SCOTUS to Hear CGRS’ Challenge to ‘Remain in Mexico’ Policy

The Supreme Court has agreed to review a Ninth Circuit decision that held illegal a Trump administration policy that forces asylum seekers to wait in Mexico in dangerous conditions as their claims for protection in the United States are considered.

The American Civil Liberties Union, Center for Gender & Refugee Studies, and Southern Poverty Law Center are challenging the policy, which was blocked by a federal court in California last year, but has remained in effect due to court-ordered stays as the case is litigated.

“Asylum seekers face grave danger every day this illegal and depraved policy is in effect. The courts have repeatedly ruled against it, and the Supreme Court should as well,” said Judy Rabinovitz, ACLU attorney and lead counsel in the litigation.

The lawsuit was filed on behalf of 11 individual asylum seekers forcibly returned to Mexico, and organizational plaintiffs Innovation Law Lab, the Central American Resource Center of Northern California, Centro Legal de la Raza, the University of San Francisco School of Law Immigration and Deportation Defense Clinic, Al Otro Lado, and the Tahirih Justice Center.

“It has been over a year since a federal district court struck down the administration’s illegal policy of forcing asylum seekers to wait in Mexico,” said CGRS Legal Director Blaine Bookey. “Yet thousands of families remain stranded in increasingly perilous conditions, where many have faced brutal violence and homelessness. We will continue the fight to stop this cruelty once and for all.”

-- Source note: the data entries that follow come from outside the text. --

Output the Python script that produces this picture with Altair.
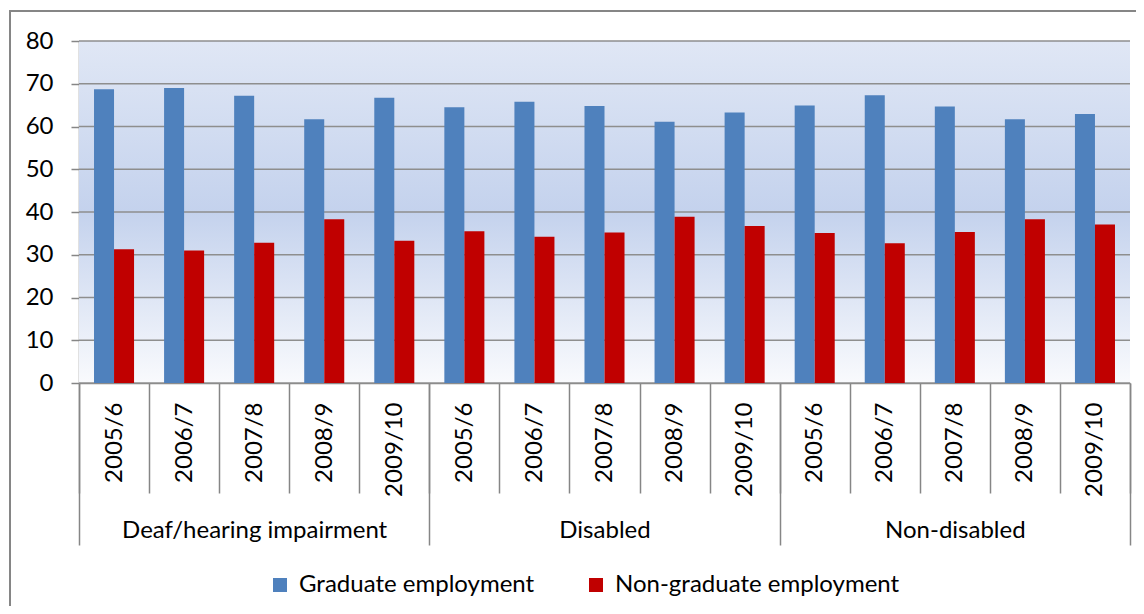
import altair as alt
import pandas as pd

groups = ["Deaf/hearing impairment", "Disabled", "Non-disabled"]
years = ["2005/6", "2006/7", "2007/8", "2008/9", "2009/10"]
series = ["Graduate employment", "Non-graduate employment"]

graduate_deaf = [68.7, 69.0, 67.2, 61.7, 66.7]
graduate_disabled = [64.5, 65.8, 64.8, 61.1, 63.3]
graduate_nondisabled = [64.9, 67.3, 64.7, 61.7, 62.9]
nongrad_deaf = [31.3, 31.0, 32.8, 38.3, 33.3]
nongrad_disabled = [35.5, 34.2, 35.2, 38.9, 36.7]
nongrad_nondisabled = [35.1, 32.7, 35.3, 38.3, 37.1]

y_ticks = [0, 10, 20, 30, 40, 50, 60, 70, 80]

graduate = [graduate_deaf, graduate_disabled, graduate_nondisabled]
nongrad = [nongrad_deaf, nongrad_disabled, nongrad_nondisabled]

rows = []
keys = []
for gi, g in enumerate(groups):
    for yi, yr in enumerate(years):
        k = g + "|" + yr
        keys.append(k)
        rows.append({"key": k, "series": series[0], "value": graduate[gi][yi]})
        rows.append({"key": k, "series": series[1], "value": nongrad[gi][yi]})
df = pd.DataFrame(rows)
gdf = pd.DataFrame({"group": groups})
tdf = pd.DataFrame({"v": y_ticks})

W, H = 1051, 342
FONT = "Lato"
GRAY = "#868686"

yscale = alt.Scale(domain=[0, 80], nice=False)
yaxis = alt.Axis(
    title=None,
    values=y_ticks,
    grid=False,
    tickSize=8,
    tickWidth=1.5,
    tickColor=GRAY,
    domainColor=GRAY,
    domainWidth=1.5,
    labelPadding=18,
    labelFont=FONT,
    labelFontSize=24,
    labelColor="black",
)

background = alt.Chart(tdf).mark_rect(
    fill=alt.LinearGradient(
        gradient="linear",
        stops=[
            alt.GradientStop(offset=0, color="#E0E7F5"),
            alt.GradientStop(offset=0.5, color="#C4D2ED"),
            alt.GradientStop(offset=1, color="#F9FAFD"),
        ],
        x1=0, x2=0, y1=0, y2=1,
    )
).encode(
    x=alt.value(0), x2=alt.value(W), y=alt.value(0), y2=alt.value(H)
)

border = alt.Chart(tdf).mark_rect(
    fillOpacity=0, stroke=GRAY, strokeWidth=1.2
).encode(
    x=alt.value(-69), x2=alt.value(W + 40), y=alt.value(-30), y2=alt.value(H + 260)
)

grid = alt.Chart(tdf).mark_rule(color="#8E8E8E", strokeWidth=1.5).encode(
    y=alt.Y("v:Q", scale=yscale, axis=yaxis)
)

bars = alt.Chart(df).mark_bar().encode(
    x=alt.X(
        "key:N",
        sort=keys,
        scale=alt.Scale(paddingInner=0, paddingOuter=0),
        axis=alt.Axis(
            orient="bottom",
            title=None,
            labelExpr="split(datum.value, '|')[1]",
            labelAngle=-90,
            labelAlign="right",
            labelBaseline="middle",
            labelOverlap=False,
            labelLimit=0,
            tickBand="extent",
            tickSize=110,
            tickWidth=1.5,
            tickColor=GRAY,
            domainColor=GRAY,
            domainWidth=1.5,
            labelPadding=-91,
            labelFont=FONT,
            labelFontSize=24,
            labelColor="black",
        ),
    ),
    xOffset=alt.XOffset("series:N", sort=series, scale=alt.Scale(paddingOuter=0.75, paddingInner=0)),
    y=alt.Y("value:Q", scale=yscale, axis=yaxis),
    color=alt.Color(
        "series:N",
        sort=series,
        scale=alt.Scale(domain=series, range=["#4F81BD", "#C00000"]),
        legend=alt.Legend(
            title=None,
            orient="none",
            direction="horizontal",
            legendX=189,
            legendY=532,
            symbolType="square",
            symbolSize=196,
            symbolStrokeWidth=0,
            labelFont=FONT,
            labelFontSize=24,
            labelColor="black",
            labelOffset=7,
            labelLimit=0,
            columnPadding=49,
        ),
    ),
)

group_axis = alt.Chart(gdf).mark_bar(opacity=0).encode(
    x=alt.X(
        "group:N",
        sort=groups,
        scale=alt.Scale(paddingInner=0, paddingOuter=0),
        axis=alt.Axis(
            orient="bottom",
            title=None,
            domain=False,
            labelAngle=0,
            labelAlign="center",
            labelBaseline="middle",
            labelLimit=0,
            tickBand="extent",
            tickSize=162,
            tickWidth=1.5,
            tickColor=GRAY,
            labelPadding=-15,
            labelFont=FONT,
            labelFontSize=24,
            labelColor="black",
        ),
    )
)

chart = alt.layer(background, border, grid, bars, group_axis).resolve_scale(
    x="independent"
).properties(
    width=W,
    height=H,
    autosize=alt.AutoSizeParams(type="none"),
    padding={"left": 71, "top": 33, "right": 6, "bottom": 223},
).configure_view(stroke=None)

chart.save("out.html", embed_options={"renderer": "svg", "actions": False})
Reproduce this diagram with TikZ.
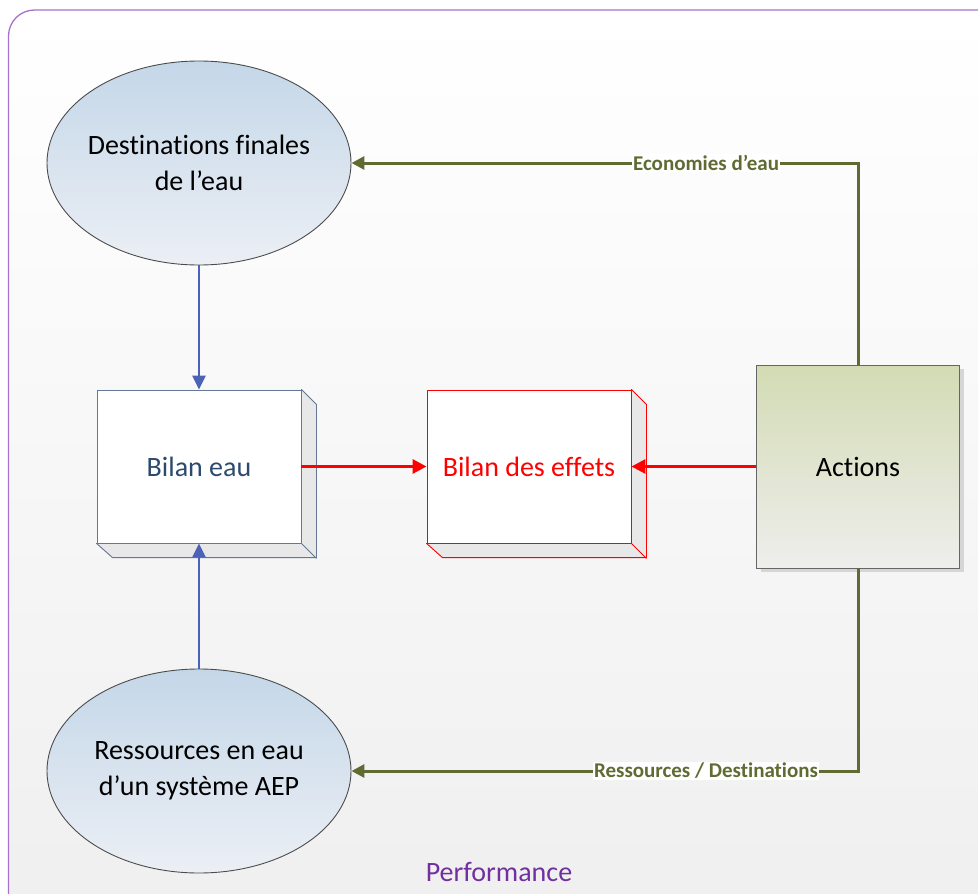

Blaine Bookey, CGRS Legal Director

Blaine Bookey, CGRS Legal Director

The case cites violations of the Immigration and Nationality Act, the Administrative Procedure Act, as well as the United States’ duty under international human rights law not to return people to dangerous conditions.

“This only prolongs an immoral, unlawful policy that forces individuals to languish under dangerous conditions in Mexico in order to seek asylum in the United States,” said Melissa Crow, senior supervising attorney with SPLC’s Immigrant Justice Project. “If there is a new administration come next year, ending this policy and the myriad of others the Trump administration has implemented to eviscerate the rights of people seeking asylum must be a top priority.”